Common sense and physics. Use your brain.
A device has a max rated limit. This is the max it can take before IMMEDIATE damage occurs. Long term damage does not play by the same rule. Whenever you are dealing with a physical product, you NEVER push it to 100% limit constantly and expect it to last. This applies to air conditioners, jacks, trucks, computers, tables, fans, anything you use on a daily basis. Like I said, my car can do 155 MPH. But if I were to push it that fast constantly, every day, the car wouldnt last very long before experiencing mechanical issues, because it isnt designed to SUSTAIN that speed.
Every time the GPU heats up and cools down, the solder connectors experience expansion and contraction. Over time, this can result in the solder connections cracking internally, resulting in a card that does not work properly. The greater the temperature variance, the faster this occurs. This is why many GPUs now shut the fans off under 50C, because cooling it all the way down to 30C increases the variance the GPU experiences.
What AMD is doing here is allowing the GPU to run at max tjunct temp for extended periods of time and calling this acceptable. Given the GPU also THROTTLES at this temp, AMD is admitting it designed a GPU that cant run at full speed during typical gaming workloads. Given AMD also releases GPUs that can be tweaked to both run faster and consume less voltage rather reliably, it would seem a LOT of us know better then RTG engineers.
Would you care to explain how AMD's silicon is magically no longer affected by physical expansion and contraction from temperatures? I'd love to hear about this new technology.

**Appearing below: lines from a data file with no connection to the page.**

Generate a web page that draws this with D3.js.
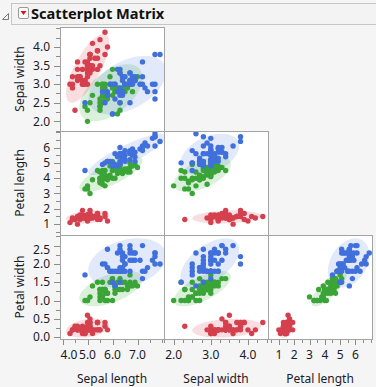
<!DOCTYPE html>
<html>
<head>
<meta charset="utf-8">
<script src="https://cdn.jsdelivr.net/npm/d3@7"></script>
<style>
  body { margin: 0; background: #f5f5f5; }
  svg { display: block; font-family: "Noto Sans", "Open Sans", sans-serif; }
</style>
</head>
<body>
<div id="matrix"></div>
<script>
// iris data (Fisher), rows 1-50 setosa, 51-100 versicolor, 101-150 virginica
var sepalLength = [5.1,4.9,4.7,4.6,5.0,5.4,4.6,5.0,4.4,4.9,5.4,4.8,4.8,4.3,5.8,5.7,5.4,5.1,5.7,5.1,5.4,5.1,4.6,5.1,4.8,5.0,5.0,5.2,5.2,4.7,4.8,5.4,5.2,5.5,4.9,5.0,5.5,4.9,4.4,5.1,5.0,4.5,4.4,5.0,5.1,4.8,5.1,4.6,5.3,5.0,
  7.0,6.4,6.9,5.5,6.5,5.7,6.3,4.9,6.6,5.2,5.0,5.9,6.0,6.1,5.6,6.7,5.6,5.8,6.2,5.6,5.9,6.1,6.3,6.1,6.4,6.6,6.8,6.7,6.0,5.7,5.5,5.5,5.8,6.0,5.4,6.0,6.7,6.3,5.6,5.5,5.5,6.1,5.8,5.0,5.6,5.7,5.7,6.2,5.1,5.7,
  6.3,5.8,7.1,6.3,6.5,7.6,4.9,7.3,6.7,7.2,6.5,6.4,6.8,5.7,5.8,6.4,6.5,7.7,7.7,6.0,6.9,5.6,7.7,6.3,6.7,7.2,6.2,6.1,6.4,7.2,7.4,7.9,6.4,6.3,6.1,7.7,6.3,6.4,6.0,6.9,6.7,6.9,5.8,6.8,6.7,6.7,6.3,6.5,6.2,5.9];
var sepalWidth = [3.5,3.0,3.2,3.1,3.6,3.9,3.4,3.4,2.9,3.1,3.7,3.4,3.0,3.0,4.0,4.4,3.9,3.5,3.8,3.8,3.4,3.7,3.6,3.3,3.4,3.0,3.4,3.5,3.4,3.2,3.1,3.4,4.1,4.2,3.1,3.2,3.5,3.6,3.0,3.4,3.5,2.3,3.2,3.5,3.8,3.0,3.8,3.2,3.7,3.3,
  3.2,3.2,3.1,2.3,2.8,2.8,3.3,2.4,2.9,2.7,2.0,3.0,2.2,2.9,2.9,3.1,3.0,2.7,2.2,2.5,3.2,2.8,2.5,2.8,2.9,3.0,2.8,3.0,2.9,2.6,2.4,2.4,2.7,2.7,3.0,3.4,3.1,2.3,3.0,2.5,2.6,3.0,2.6,2.3,2.7,3.0,2.9,2.9,2.5,2.8,
  3.3,2.7,3.0,2.9,3.0,3.0,2.5,2.9,2.5,3.6,3.2,2.7,3.0,2.5,2.8,3.2,3.0,3.8,2.6,2.2,3.2,2.8,2.8,2.7,3.3,3.2,2.8,3.0,2.8,3.0,2.8,3.8,2.8,2.8,2.6,3.0,3.4,3.1,3.0,3.1,3.1,3.1,2.7,3.2,3.3,3.0,2.5,3.0,3.4,3.0];
var petalLength = [1.4,1.4,1.3,1.5,1.4,1.7,1.4,1.5,1.4,1.5,1.5,1.6,1.4,1.1,1.2,1.5,1.3,1.4,1.7,1.5,1.7,1.5,1.0,1.7,1.9,1.6,1.6,1.5,1.4,1.6,1.6,1.5,1.5,1.4,1.5,1.2,1.3,1.4,1.3,1.5,1.3,1.3,1.3,1.6,1.9,1.4,1.6,1.4,1.5,1.4,
  4.7,4.5,4.9,4.0,4.6,4.5,4.7,3.3,4.6,3.9,3.5,4.2,4.0,4.7,3.6,4.4,4.5,4.1,4.5,3.9,4.8,4.0,4.9,4.7,4.3,4.4,4.8,5.0,4.5,3.5,3.8,3.7,3.9,5.1,4.5,4.5,4.7,4.4,4.1,4.0,4.4,4.6,4.0,3.3,4.2,4.2,4.2,4.3,3.0,4.1,
  6.0,5.1,5.9,5.6,5.8,6.6,4.5,6.3,5.8,6.1,5.1,5.3,5.5,5.0,5.1,5.3,5.5,6.7,6.9,5.0,5.7,4.9,6.7,4.9,5.7,6.0,4.8,4.9,5.6,5.8,6.1,6.4,5.6,5.1,5.6,6.1,5.6,5.5,4.8,5.4,5.6,5.1,5.1,5.9,5.7,5.2,5.0,5.2,5.4,5.1];
var petalWidth = [0.2,0.2,0.2,0.2,0.2,0.4,0.3,0.2,0.2,0.1,0.2,0.2,0.1,0.1,0.2,0.4,0.4,0.3,0.3,0.3,0.2,0.4,0.2,0.5,0.2,0.2,0.4,0.2,0.2,0.2,0.2,0.4,0.1,0.2,0.2,0.2,0.2,0.1,0.2,0.2,0.3,0.3,0.2,0.6,0.4,0.3,0.2,0.2,0.2,0.2,
  1.4,1.5,1.5,1.3,1.5,1.3,1.6,1.0,1.3,1.4,1.0,1.5,1.0,1.4,1.3,1.4,1.5,1.0,1.5,1.1,1.8,1.3,1.5,1.2,1.3,1.4,1.4,1.7,1.5,1.0,1.1,1.0,1.2,1.6,1.5,1.6,1.5,1.3,1.3,1.3,1.2,1.4,1.2,1.0,1.3,1.2,1.3,1.3,1.1,1.3,
  2.5,1.9,2.1,1.8,2.2,2.1,1.7,1.8,1.8,2.5,2.0,1.9,2.1,2.0,2.4,2.3,1.8,2.2,2.3,1.5,2.3,2.0,2.0,1.8,2.1,1.8,1.8,1.8,2.1,1.6,1.9,2.0,2.2,1.5,1.4,2.3,2.4,1.8,1.8,2.1,2.4,2.3,1.9,2.3,2.5,2.3,1.9,2.0,2.3,1.8];

var speciesNames = ["setosa", "versicolor", "virginica"];
var speciesCounts = [50, 50, 50];

var variableNames = ["Sepal length", "Sepal width", "Petal length", "Petal width"];
var variableDomains = [[3.9, 8.06], [1.74, 4.54], [0.29, 7.08], [-0.05, 2.79]];
var labelValues = [[4, 5, 6, 7], [2, 3, 4], [1, 2, 3, 4, 5, 6], [0, 0.5, 1, 1.5, 2, 2.5]];
var yLabelValues = [[], [2, 2.5, 3, 3.5, 4], [1, 2, 3, 4, 5, 6], [0, 0.5, 1, 1.5, 2, 2.5]];
var tickSteps = [0.5, 0.25, 0.5, 0.25];
var labelFormats = [".1f", ".1f", "d", ".1f"];

var speciesColors = ["#d5404e", "#3ba437", "#4070dc"];
var ellipseColors = ["#e05766", "#4cb548", "#6b8fe6"];

var columns = [sepalLength, sepalWidth, petalLength, petalWidth];
var species = [];
speciesCounts.forEach(function(n, k) { for (var i = 0; i < n; i++) species.push(k); });

var W = 376, H = 387;
var padLeft = 60, padTop = 27, cell = 104;

var svg = d3.select("#matrix").append("svg")
    .attr("width", W).attr("height", H);

svg.append("rect").attr("width", W).attr("height", H).attr("fill", "#f5f5f5");

// title bar
svg.append("rect").attr("x", 11.5).attr("y", 3.5).attr("width", W).attr("height", 21)
    .attr("fill", "#f3f3f3").attr("stroke", "#c6c6c6");
svg.append("path").attr("d", "M2.5,19.5 L8.5,13.5 L8.5,19.5 Z")
    .attr("fill", "none").attr("stroke", "#7a7a7a");
svg.append("rect").attr("x", 18.5).attr("y", 7.5).attr("width", 10).attr("height", 11).attr("rx", 1.5)
    .attr("fill", "#fafafa").attr("stroke", "#9a9a9a");
svg.append("path").attr("d", "M20.5,11 L26.5,11 L23.5,15 Z").attr("fill", "#d01c1c");
svg.append("text").attr("x", 31).attr("y", 19)
    .style("font-size", "14.6px").style("font-weight", "bold").attr("fill", "#111")
    .text("Scatterplot Matrix");

var scalesX = variableDomains.map(function(d, j) {
    return d3.scaleLinear().domain(d).range([padLeft + j * cell, padLeft + (j + 1) * cell]);
});
var scalesY = variableDomains.map(function(d, i) {
    return d3.scaleLinear().domain(d).range([padTop + i * cell, padTop + (i - 1) * cell]);
});

var defs = svg.append("defs");
var chi = Math.sqrt(5.991);

function ellipsePath(xs, ys, sx, sy) {
    var n = xs.length;
    var mx = d3.mean(xs), my = d3.mean(ys);
    var cxx = 0, cyy = 0, cxy = 0;
    for (var k = 0; k < n; k++) {
        cxx += (xs[k] - mx) * (xs[k] - mx);
        cyy += (ys[k] - my) * (ys[k] - my);
        cxy += (xs[k] - mx) * (ys[k] - my);
    }
    cxx /= (n - 1); cyy /= (n - 1); cxy /= (n - 1);
    var l11 = Math.sqrt(cxx), l21 = cxy / l11, l22 = Math.sqrt(Math.max(cyy - l21 * l21, 1e-9));
    var pts = d3.range(0, 101).map(function(s) {
        var t = s / 100 * 2 * Math.PI;
        var a = Math.cos(t) * chi, b = Math.sin(t) * chi;
        return [sx(mx + l11 * a), sy(my + l21 * a + l22 * b)];
    });
    return d3.line()(pts) + "Z";
}

// panels: row i (y variable 1..3), column j (x variable 0..i-1)
for (var i = 1; i < 4; i++) {
    for (var j = 0; j < i; j++) {
        var sx = scalesX[j], sy = scalesY[i];
        var x0 = sx.range()[0], y0 = sy.range()[1];
        var id = "clip" + i + j;
        defs.append("clipPath").attr("id", id).append("rect")
            .attr("x", x0).attr("y", y0).attr("width", cell).attr("height", cell);

        var g = svg.append("g");
        g.append("rect").attr("x", x0).attr("y", y0).attr("width", cell).attr("height", cell)
            .attr("fill", "#fff");
        var inner = g.append("g").attr("clip-path", "url(#" + id + ")");

        speciesNames.forEach(function(name, k) {
            var xs = [], ys = [];
            species.forEach(function(s, r) {
                if (s === k) { xs.push(columns[j][r]); ys.push(columns[i][r]); }
            });
            inner.append("path")
                .attr("d", ellipsePath(xs, ys, sx, sy))
                .attr("fill", ellipseColors[k])
                .attr("fill-opacity", 0.2);
        });

        inner.selectAll("circle")
            .data(species)
            .enter()
            .append("circle")
            .attr("cx", function(d, r) { return sx(columns[j][r]); })
            .attr("cy", function(d, r) { return sy(columns[i][r]); })
            .attr("r", 2.7)
            .attr("fill", function(d) { return speciesColors[d]; });
    }
}

// panel frames
var frames = svg.append("g").attr("fill", "none").attr("stroke", "#a3a3a3");
for (var i = 1; i < 4; i++) {
    for (var j = 0; j < i; j++) {
        frames.append("rect")
            .attr("x", padLeft + j * cell + 0.5).attr("y", padTop + (i - 1) * cell + 0.5)
            .attr("width", cell).attr("height", cell);
    }
}

function ticksFor(domain, step, labels) {
    var lo = Math.ceil(domain[0] / step - 1e-9) * step;
    return d3.range(lo, domain[1] + 1e-9, step).map(function(v) {
        v = Math.round(v * 100) / 100;
        return { v: v, major: labels.indexOf(v) >= 0 };
    });
}

var axisG = svg.append("g").attr("fill", "#1a1a2a").style("font-size", "12px");
var bottom = padTop + 3 * cell;

// bottom axes
for (var j = 0; j < 3; j++) {
    var sx = scalesX[j];
    var x0 = sx.range()[0];
    var tks = ticksFor(variableDomains[j], tickSteps[j], labelValues[j]);
    axisG.selectAll(null).data(tks).enter().append("line")
        .attr("x1", function(d) { return Math.round(sx(d.v)) + 0.5; })
        .attr("x2", function(d) { return Math.round(sx(d.v)) + 0.5; })
        .attr("y1", bottom + 1).attr("y2", function(d) { return bottom + (d.major ? 6 : 4); })
        .attr("stroke", "#8c8c8c");
    var fmt = d3.format(labelFormats[j]);
    axisG.selectAll(null).data(labelValues[j]).enter().append("text")
        .attr("x", function(d) { return Math.max(sx(d), x0 + 9); })
        .attr("y", bottom + 20)
        .attr("text-anchor", "middle")
        .text(function(d) { return fmt(d); });
    axisG.append("text")
        .attr("x", x0 + cell / 2).attr("y", bottom + 44)
        .attr("text-anchor", "middle")
        .text(variableNames[j]);
}

// left axes
for (var i = 1; i < 4; i++) {
    var sy = scalesY[i];
    var y0 = sy.range()[1];
    var tks = ticksFor(variableDomains[i], tickSteps[i], yLabelValues[i]);
    axisG.selectAll(null).data(tks).enter().append("line")
        .attr("y1", function(d) { return Math.round(sy(d.v)) + 0.5; })
        .attr("y2", function(d) { return Math.round(sy(d.v)) + 0.5; })
        .attr("x1", function(d) { return padLeft - (d.major ? 6 : 4); }).attr("x2", padLeft)
        .attr("stroke", "#8c8c8c");
    var fmt = d3.format(labelFormats[i]);
    axisG.selectAll(null).data(yLabelValues[i]).enter().append("text")
        .attr("x", padLeft - 10)
        .attr("y", function(d) { return Math.max(sy(d), y0 + 15); })
        .attr("dy", "0.35em")
        .attr("text-anchor", "end")
        .text(function(d) { return fmt(d); });
    axisG.append("text")
        .attr("transform", "translate(24," + (y0 + cell / 2) + ") rotate(-90)")
        .attr("text-anchor", "middle")
        .text(variableNames[i]);
}
</script>
</body>
</html>
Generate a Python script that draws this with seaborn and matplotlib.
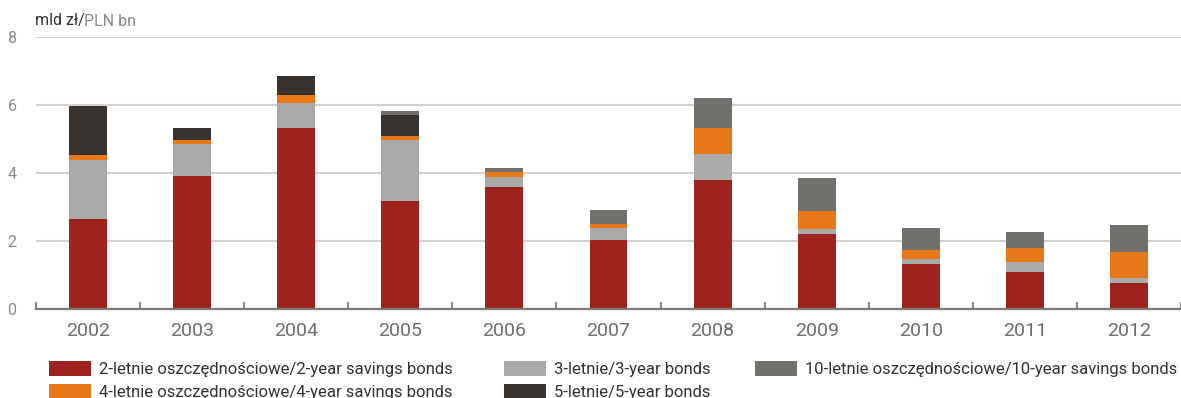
import matplotlib
matplotlib.use("Agg")
import matplotlib.pyplot as plt
from matplotlib.patches import Patch
from matplotlib.ticker import FixedLocator
import seaborn as sns
import numpy as np
import pandas as pd

years = ["2002", "2003", "2004", "2005", "2006", "2007", "2008", "2009", "2010", "2011", "2012"]
two_year_savings = [2.65, 3.91, 5.32, 3.18, 3.59, 2.03, 3.79, 2.21, 1.32, 1.09, 0.76]
three_year = [1.73, 0.94, 0.74, 1.79, 0.29, 0.35, 0.77, 0.14, 0.15, 0.29, 0.15]
four_year_savings = [0.15, 0.12, 0.23, 0.12, 0.15, 0.12, 0.76, 0.53, 0.27, 0.41, 0.77]
five_year = [1.44, 0.35, 0.56, 0.62, 0.00, 0.00, 0.00, 0.00, 0.00, 0.00, 0.00]
ten_year_savings = [0.00, 0.00, 0.00, 0.11, 0.12, 0.41, 0.89, 0.97, 0.64, 0.47, 0.79]

series_labels = [
    "2-letnie oszczędnościowe/2-year savings bonds",
    "3-letnie/3-year bonds",
    "4-letnie oszczędnościowe/4-year savings bonds",
    "5-letnie/5-year bonds",
    "10-letnie oszczędnościowe/10-year savings bonds",
]
series_values = [two_year_savings, three_year, four_year_savings, five_year, ten_year_savings]
series_colors = ["#9e231e", "#aaaaa8", "#e87817", "#38332f", "#72706d"]

sns.set_theme(style="white")
plt.rcParams["font.family"] = ["Roboto", "DejaVu Sans"]

W, H = 1181, 398
fig = plt.figure(figsize=(W / 100, H / 100), dpi=100)
ax = fig.add_axes([36 / W, 1 - 309 / H, 1 - 36 / W, (309 - 37) / H])

bottom = np.zeros(len(years))
for label, vals, color in zip(series_labels, series_values, series_colors):
    df = pd.DataFrame({"year": years, "value": vals})
    sns.barplot(data=df, x="year", y="value", color=color, bottom=bottom,
                width=0.365, ax=ax, errorbar=None, saturation=1, linewidth=0)
    bottom = bottom + np.array(vals)

ax.set_xlim(-0.5, len(years) - 0.5)
ax.set_ylim(0, 8)
ax.set_yticks([0, 2, 4, 6, 8])
ax.set_xlabel("")
ax.set_ylabel("")
ax.grid(axis="y", color="#d2d2d2", linewidth=1.5, zorder=0)
ax.set_axisbelow(True)
for s in ["top", "right", "left"]:
    ax.spines[s].set_visible(False)
ax.spines["bottom"].set_color("#7a7a7a")
ax.spines["bottom"].set_linewidth(1.6)
ax.spines["bottom"].set_zorder(5)

ax.tick_params(axis="y", length=0, pad=14, labelsize=11.5, labelcolor="#8a8a8a")
ax.tick_params(axis="x", which="major", length=0, pad=9, labelsize=14, labelcolor="#6e6e6e")
# small inward separators between the year categories
ax.xaxis.set_minor_locator(FixedLocator(np.arange(-0.5, len(years) + 0.5, 1.0)))
ax.tick_params(axis="x", which="minor", bottom=True, direction="in", length=5,
               width=1.6, color="#8a8a8a")
for t in ax.xaxis.get_minor_ticks():
    t.tick1line.set_clip_on(False)

fig.text(35 / W, 1 - 21 / H, "mld zł/", fontsize=11.5, color="#333333", va="center", ha="left")
fig.text(84 / W, 1 - 21 / H, "PLN bn", fontsize=11.5, color="#8a8a8a", va="center", ha="left")

handles = [Patch(facecolor=c, edgecolor="none") for c in series_colors]
columns = [
    ([0, 2], 49),
    ([1, 3], 504),
    ([4], 755),
]
for idx, xpos in columns:
    fig.legend([handles[i] for i in idx], [series_labels[i] for i in idx],
               loc="upper left", bbox_to_anchor=(xpos / W, 1 - 361 / H),
               frameon=False, fontsize=12, labelcolor="#333333",
               handlelength=2.5, handleheight=1.0, handletextpad=0.5,
               labelspacing=0.4, borderaxespad=0, borderpad=0)

fig.savefig("out.png", dpi=100)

really what damage to your car would happen at 155mph daily? Do you perhaps have 3 gears? small motor struggling to get to 155? id say letting a car sit idle would be more damage then most cars at 155
getting from 0 to 100mph is where you’re going to be doing the most ‘damage’ - if you do it in a quarter mile, you’re really stressing the car, but if you take 20 miles to get to that speed, your wear and tear is much less, due to less torque. Once you get to that speed, it doesn’t much matter if you’re driving a muscle car or a Prius, as long as the overdrive gear is set up to sip fuel (or pull juice from the battery) just enough to overcome 100mph drag.